The story of Broadwing Farm is the story of three generations of a family living together. We moved to Hot Springs NC in the fall of 1992. Our plan was simple on the surface, “throw away your TV, eat a lot of peaches”, have children, stay close to the land and start an organic farm. Twentyfive years later, we’re still tweaking that plan. It has been a wonderful adventure, a homesteader’s dream that has evolved into sharing our beautiful organic farm with mountain getaway cabins and hot tubs. Our children, Josey and Eliot were born here, and now they are grown. Grampy Bob and Gramma Carol (Pete’s parents) have been with us every single step of the way on the Broadwing Farm adventure.

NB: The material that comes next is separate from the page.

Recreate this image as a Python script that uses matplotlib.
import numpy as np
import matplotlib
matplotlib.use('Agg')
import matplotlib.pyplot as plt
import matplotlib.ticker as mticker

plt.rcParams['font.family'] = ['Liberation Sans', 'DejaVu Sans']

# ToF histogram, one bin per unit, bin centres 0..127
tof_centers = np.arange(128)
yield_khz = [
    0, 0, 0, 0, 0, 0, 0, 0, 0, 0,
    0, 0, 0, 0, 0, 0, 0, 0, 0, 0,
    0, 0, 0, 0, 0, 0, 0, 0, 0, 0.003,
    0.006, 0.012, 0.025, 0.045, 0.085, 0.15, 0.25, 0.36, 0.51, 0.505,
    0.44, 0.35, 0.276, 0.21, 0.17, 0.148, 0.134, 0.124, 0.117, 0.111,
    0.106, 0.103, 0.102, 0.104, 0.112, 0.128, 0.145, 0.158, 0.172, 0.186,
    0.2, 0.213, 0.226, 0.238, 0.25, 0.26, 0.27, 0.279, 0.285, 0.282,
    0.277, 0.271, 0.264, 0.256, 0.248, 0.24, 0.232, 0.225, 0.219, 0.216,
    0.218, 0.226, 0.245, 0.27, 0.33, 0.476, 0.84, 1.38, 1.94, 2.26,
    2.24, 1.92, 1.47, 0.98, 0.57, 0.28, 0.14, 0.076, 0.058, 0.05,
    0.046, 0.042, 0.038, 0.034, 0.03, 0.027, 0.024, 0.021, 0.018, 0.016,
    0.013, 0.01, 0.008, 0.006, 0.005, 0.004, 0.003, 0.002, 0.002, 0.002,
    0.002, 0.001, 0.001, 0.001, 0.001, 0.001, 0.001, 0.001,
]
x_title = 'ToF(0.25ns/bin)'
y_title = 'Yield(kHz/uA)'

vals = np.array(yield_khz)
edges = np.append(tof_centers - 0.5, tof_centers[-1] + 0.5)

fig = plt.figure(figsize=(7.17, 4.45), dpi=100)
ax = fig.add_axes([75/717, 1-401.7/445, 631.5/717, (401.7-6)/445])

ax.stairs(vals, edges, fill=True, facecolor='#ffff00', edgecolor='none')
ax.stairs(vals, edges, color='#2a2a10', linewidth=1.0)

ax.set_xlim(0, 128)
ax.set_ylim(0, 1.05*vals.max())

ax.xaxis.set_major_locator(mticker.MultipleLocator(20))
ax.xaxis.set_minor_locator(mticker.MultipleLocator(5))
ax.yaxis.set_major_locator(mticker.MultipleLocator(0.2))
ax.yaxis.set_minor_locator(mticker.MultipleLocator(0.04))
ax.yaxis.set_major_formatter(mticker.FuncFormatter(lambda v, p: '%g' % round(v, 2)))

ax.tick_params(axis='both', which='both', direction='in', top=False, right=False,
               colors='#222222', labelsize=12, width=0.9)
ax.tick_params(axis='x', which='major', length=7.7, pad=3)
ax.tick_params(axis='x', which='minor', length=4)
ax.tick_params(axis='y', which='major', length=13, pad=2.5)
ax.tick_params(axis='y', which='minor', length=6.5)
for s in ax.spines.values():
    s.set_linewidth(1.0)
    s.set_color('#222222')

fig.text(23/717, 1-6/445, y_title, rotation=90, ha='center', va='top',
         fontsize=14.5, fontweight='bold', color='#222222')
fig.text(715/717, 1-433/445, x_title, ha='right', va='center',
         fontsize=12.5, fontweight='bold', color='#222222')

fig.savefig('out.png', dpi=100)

For several years after we settled here we energetically pursued organic farming. We learned a lot. Looking back, it’s hard to believe we lasted as long as we did. It takes a really big truck full of greens to buy a couple bags of groceries. We spent our days tending greenhouses, fighting weeds and pernicious insects, disease and drought, not famin but sometimes locusts. It was exhilarating and exhausting. We sold our produce at several Asheville tailgate markets every week, served more than a few local restaurants and had a CSA for four years. Mary was known throughout the region as the sticky bun woman, because of the beauties that she baked and sold at market. We traded sticky buns for medical services more than once. It’s a tough way to make a living and although it about wore us out, it provided us with loads of gardening skills, great friends and wonderful memories.

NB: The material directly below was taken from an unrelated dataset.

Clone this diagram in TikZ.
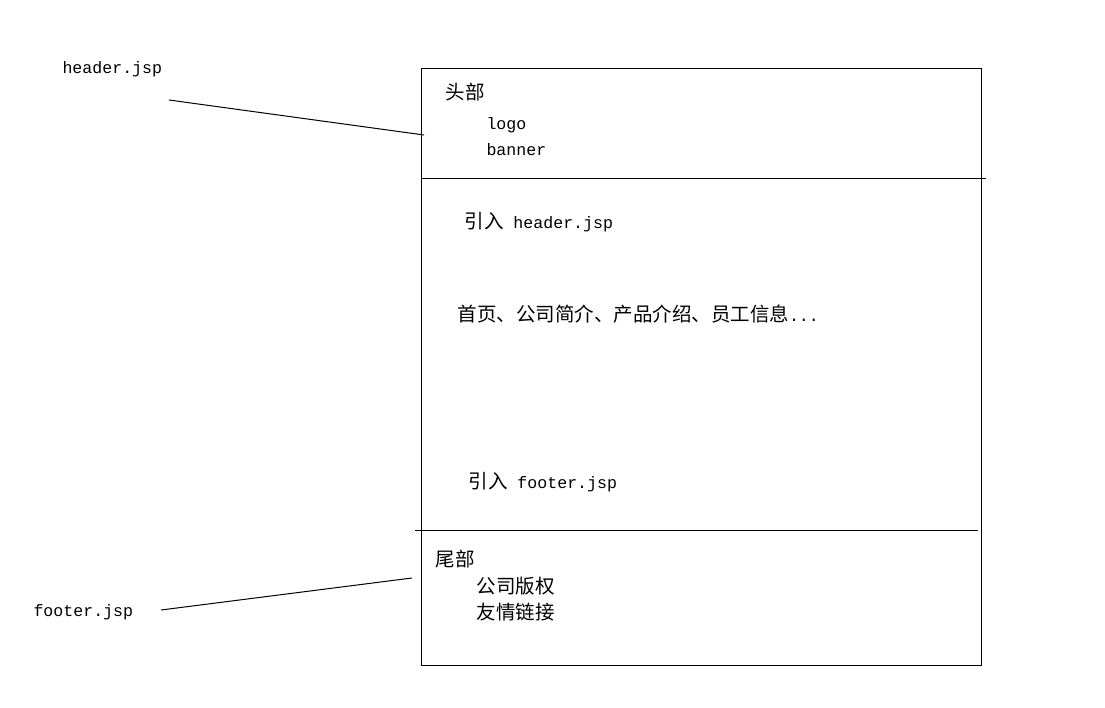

But by and by our livelihood began the transition from organic farming to cabin rentals. This was a natural choice when in 1999, somewhat randomly, we discovered Broadwing Farm was sitting on naturally warm mineral water, one of only two known properties in Hot Springs NC to have the mineral waters! Our farm internship housing cabin was transformed into the Pine Cabin, our first venture into vacation rentals. The Poplar Cabin and Cedar Cabin followed and were done by 2006. The naturally warm mineral water has always been the biggest draw to the small town of Hot Springs and in 2010 we stopped doing tailgate markets altogether. The transition was complete. As an aside it is noteworthy that all the construction for the cabins was done “in house” so to speak. Farming has never been super-lucrative in these mountains, and this continues to be true, so I (Pete) worked winters in carpentry. The arc of my education as a builder can be seen in the construction styles of the cabins. When we built the Pine Cabin, in 1993, I was reading chapters about framing windows the night before I framed my first window. It was built with green lumber, youthful determination and naivete, but the results are charming and reflect a stage in the history of the farm that, like youth, couldn’t be recreated. The Poplar and the Cedar Cabins are built with more standard construction styles but all 3 cabins share a large portion of their lumber being sawn on our own sawmill here on the farm.
This brings up another important piece in the history and development of Broadwing Farm: the sawmill! Shortly after we moved here, Grampy Bob’s brother (Uncle Ed) let us know that he was sitting on an old sawmill that had never even been un-crated. He wondered if we would be interested in buying it for a song. So unfolded a long and important chapter in the Broadwing Farm story. It was a circle mill, not the new fangled easy to operate band-saw type sawmill . It was essentially a forty inch circle of steel with teeth and a lot of other moving parts to feed it wood. Operating a circle mill is as least as much art as trade, and here fate intervened in the form of Woodrow Ramsey, a 90 year old neighbor who had run a mill in Hot Springs, just down the road for decades. He was a real sawyer. Sawmilling was in his blood and it took no effort at all to get Woody to come over and get me going on my new mill. He loved it. After years of milling I can say from experience that sawmilling really does get in your blood. Woody would get a far away look in his eyes as he let the cants (a cant is a log that has been sawed to square) power by under his hand. Woody has long since passed away. My favorite memory of Woody is when he would come over and see some of my lumber or my new construction and he would run his hand over the radial marks on the face of a board and frown a little and say with his high pitched Madison County draw, “when you gonna fix that sawmill, Pete?” The twinkle in his eye eventually betrayed he was just ribbing me, but also letting me know that I still had a long way to go. I probably never got there before I let the sawmill go, but in the meanwhile I was able to saw patterns for all three of my cabins and my parent’s house as well. Without that Belsaw 40” circle saw, Broadwing Farm would be very different place, that’s for sure.
So the cabins, with their natural mineral water hot tubs, have been complete since about 2006. We still have large, beautiful kitchen gardens every year along with a growing u-pick blueberry orchard of 250 bushes. We really still think of ourselves as organic farmers who have rental cabins with hot tubs. We always try to grow an abundance and share with our guests. Meeting guests in the garden to share food is one of the best parts of our job. Even after all these years and many adventures, the beauty of this place still blows me away. Meeting our guests in the garden with the Blue Ridge Mountains, the French Broad River, and the scenic town of Hot Springs NC all in view is my favorite scene from the next chapter in the story of Broadwing Farm.